PROBLEM REQUIREMENTS: Reproduce the full listing below unchanged, apart from the pictures.
+++ DATA EXCERPT
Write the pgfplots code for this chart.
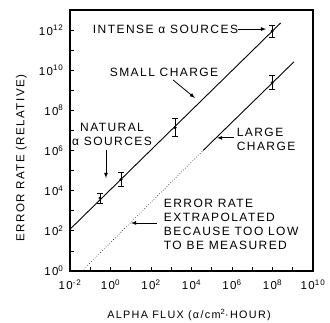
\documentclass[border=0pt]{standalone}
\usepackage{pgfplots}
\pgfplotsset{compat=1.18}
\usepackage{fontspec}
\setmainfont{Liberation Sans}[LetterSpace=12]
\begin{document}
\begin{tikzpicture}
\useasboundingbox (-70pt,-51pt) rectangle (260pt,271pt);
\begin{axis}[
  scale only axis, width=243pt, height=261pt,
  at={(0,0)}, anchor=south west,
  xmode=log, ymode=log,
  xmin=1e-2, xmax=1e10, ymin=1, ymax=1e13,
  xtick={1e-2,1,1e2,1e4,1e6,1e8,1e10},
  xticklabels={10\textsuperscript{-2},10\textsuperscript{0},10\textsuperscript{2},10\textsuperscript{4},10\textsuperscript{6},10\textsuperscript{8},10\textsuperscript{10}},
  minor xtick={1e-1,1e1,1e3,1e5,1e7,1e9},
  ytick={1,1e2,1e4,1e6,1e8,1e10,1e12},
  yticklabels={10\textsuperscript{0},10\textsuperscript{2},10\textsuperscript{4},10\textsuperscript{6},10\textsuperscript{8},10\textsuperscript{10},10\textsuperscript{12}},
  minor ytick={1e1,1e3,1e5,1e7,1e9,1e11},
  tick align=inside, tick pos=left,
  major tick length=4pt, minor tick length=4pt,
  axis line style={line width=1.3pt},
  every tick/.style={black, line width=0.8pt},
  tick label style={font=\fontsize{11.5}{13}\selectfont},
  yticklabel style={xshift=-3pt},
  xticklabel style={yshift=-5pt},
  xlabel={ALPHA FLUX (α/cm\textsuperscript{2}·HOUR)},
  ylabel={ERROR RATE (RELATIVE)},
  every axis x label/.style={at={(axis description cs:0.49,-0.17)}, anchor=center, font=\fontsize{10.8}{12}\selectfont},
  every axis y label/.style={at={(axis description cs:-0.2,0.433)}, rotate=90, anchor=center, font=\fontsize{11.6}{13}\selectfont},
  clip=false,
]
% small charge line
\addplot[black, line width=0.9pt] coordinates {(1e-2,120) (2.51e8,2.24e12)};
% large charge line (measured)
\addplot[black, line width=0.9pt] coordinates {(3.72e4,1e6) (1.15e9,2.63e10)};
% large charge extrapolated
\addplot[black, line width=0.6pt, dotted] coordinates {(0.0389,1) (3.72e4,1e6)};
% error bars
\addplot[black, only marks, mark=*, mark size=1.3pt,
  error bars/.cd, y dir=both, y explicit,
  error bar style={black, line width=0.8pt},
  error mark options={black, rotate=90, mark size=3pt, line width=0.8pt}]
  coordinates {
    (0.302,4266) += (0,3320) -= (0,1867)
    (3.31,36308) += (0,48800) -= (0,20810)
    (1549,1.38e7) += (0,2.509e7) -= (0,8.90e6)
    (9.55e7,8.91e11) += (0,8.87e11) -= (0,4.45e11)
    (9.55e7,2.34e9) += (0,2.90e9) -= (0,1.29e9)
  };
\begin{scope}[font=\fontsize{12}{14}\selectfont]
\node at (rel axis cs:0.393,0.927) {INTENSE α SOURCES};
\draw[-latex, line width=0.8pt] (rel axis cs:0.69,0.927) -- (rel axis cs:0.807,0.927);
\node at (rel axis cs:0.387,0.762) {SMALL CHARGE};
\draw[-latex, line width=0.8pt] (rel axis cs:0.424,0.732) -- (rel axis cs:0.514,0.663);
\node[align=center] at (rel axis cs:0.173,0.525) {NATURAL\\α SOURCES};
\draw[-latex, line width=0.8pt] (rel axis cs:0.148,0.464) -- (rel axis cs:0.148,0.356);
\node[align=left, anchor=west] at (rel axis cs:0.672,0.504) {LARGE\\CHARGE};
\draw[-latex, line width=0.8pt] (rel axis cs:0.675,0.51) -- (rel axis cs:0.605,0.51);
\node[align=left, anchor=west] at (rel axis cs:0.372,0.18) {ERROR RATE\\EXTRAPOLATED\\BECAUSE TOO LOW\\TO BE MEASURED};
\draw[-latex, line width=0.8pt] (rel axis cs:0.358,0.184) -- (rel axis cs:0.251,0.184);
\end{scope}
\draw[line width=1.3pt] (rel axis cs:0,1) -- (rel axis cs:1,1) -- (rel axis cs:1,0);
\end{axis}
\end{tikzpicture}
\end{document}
++++++
FINISHED ANSWER:
Write the pgfplots code for this chart.
\documentclass[border=0pt]{standalone}
\usepackage{pgfplots}
\pgfplotsset{compat=1.18}
\usepackage{fontspec}
\setmainfont{Liberation Sans}[LetterSpace=12]
\begin{document}
\begin{tikzpicture}
\useasboundingbox (-70pt,-51pt) rectangle (260pt,271pt);
\begin{axis}[
  scale only axis, width=243pt, height=261pt,
  at={(0,0)}, anchor=south west,
  xmode=log, ymode=log,
  xmin=1e-2, xmax=1e10, ymin=1, ymax=1e13,
  xtick={1e-2,1,1e2,1e4,1e6,1e8,1e10},
  xticklabels={10\textsuperscript{-2},10\textsuperscript{0},10\textsuperscript{2},10\textsuperscript{4},10\textsuperscript{6},10\textsuperscript{8},10\textsuperscript{10}},
  minor xtick={1e-1,1e1,1e3,1e5,1e7,1e9},
  ytick={1,1e2,1e4,1e6,1e8,1e10,1e12},
  yticklabels={10\textsuperscript{0},10\textsuperscript{2},10\textsuperscript{4},10\textsuperscript{6},10\textsuperscript{8},10\textsuperscript{10},10\textsuperscript{12}},
  minor ytick={1e1,1e3,1e5,1e7,1e9,1e11},
  tick align=inside, tick pos=left,
  major tick length=4pt, minor tick length=4pt,
  axis line style={line width=1.3pt},
  every tick/.style={black, line width=0.8pt},
  tick label style={font=\fontsize{11.5}{13}\selectfont},
  yticklabel style={xshift=-3pt},
  xticklabel style={yshift=-5pt},
  xlabel={ALPHA FLUX (α/cm\textsuperscript{2}·HOUR)},
  ylabel={ERROR RATE (RELATIVE)},
  every axis x label/.style={at={(axis description cs:0.49,-0.17)}, anchor=center, font=\fontsize{10.8}{12}\selectfont},
  every axis y label/.style={at={(axis description cs:-0.2,0.433)}, rotate=90, anchor=center, font=\fontsize{11.6}{13}\selectfont},
  clip=false,
]
% small charge line
\addplot[black, line width=0.9pt] coordinates {(1e-2,120) (2.51e8,2.24e12)};
% large charge line (measured)
\addplot[black, line width=0.9pt] coordinates {(3.72e4,1e6) (1.15e9,2.63e10)};
% large charge extrapolated
\addplot[black, line width=0.6pt, dotted] coordinates {(0.0389,1) (3.72e4,1e6)};
% error bars
\addplot[black, only marks, mark=*, mark size=1.3pt,
  error bars/.cd, y dir=both, y explicit,
  error bar style={black, line width=0.8pt},
  error mark options={black, rotate=90, mark size=3pt, line width=0.8pt}]
  coordinates {
    (0.302,4266) += (0,3320) -= (0,1867)
    (3.31,36308) += (0,48800) -= (0,20810)
    (1549,1.38e7) += (0,2.509e7) -= (0,8.90e6)
    (9.55e7,8.91e11) += (0,8.87e11) -= (0,4.45e11)
    (9.55e7,2.34e9) += (0,2.90e9) -= (0,1.29e9)
  };
\begin{scope}[font=\fontsize{12}{14}\selectfont]
\node at (rel axis cs:0.393,0.927) {INTENSE α SOURCES};
\draw[-latex, line width=0.8pt] (rel axis cs:0.69,0.927) -- (rel axis cs:0.807,0.927);
\node at (rel axis cs:0.387,0.762) {SMALL CHARGE};
\draw[-latex, line width=0.8pt] (rel axis cs:0.424,0.732) -- (rel axis cs:0.514,0.663);
\node[align=center] at (rel axis cs:0.173,0.525) {NATURAL\\α SOURCES};
\draw[-latex, line width=0.8pt] (rel axis cs:0.148,0.464) -- (rel axis cs:0.148,0.356);
\node[align=left, anchor=west] at (rel axis cs:0.672,0.504) {LARGE\\CHARGE};
\draw[-latex, line width=0.8pt] (rel axis cs:0.675,0.51) -- (rel axis cs:0.605,0.51);
\node[align=left, anchor=west] at (rel axis cs:0.372,0.18) {ERROR RATE\\EXTRAPOLATED\\BECAUSE TOO LOW\\TO BE MEASURED};
\draw[-latex, line width=0.8pt] (rel axis cs:0.358,0.184) -- (rel axis cs:0.251,0.184);
\end{scope}
\draw[line width=1.3pt] (rel axis cs:0,1) -- (rel axis cs:1,1) -- (rel axis cs:1,0);
\end{axis}
\end{tikzpicture}
\end{document}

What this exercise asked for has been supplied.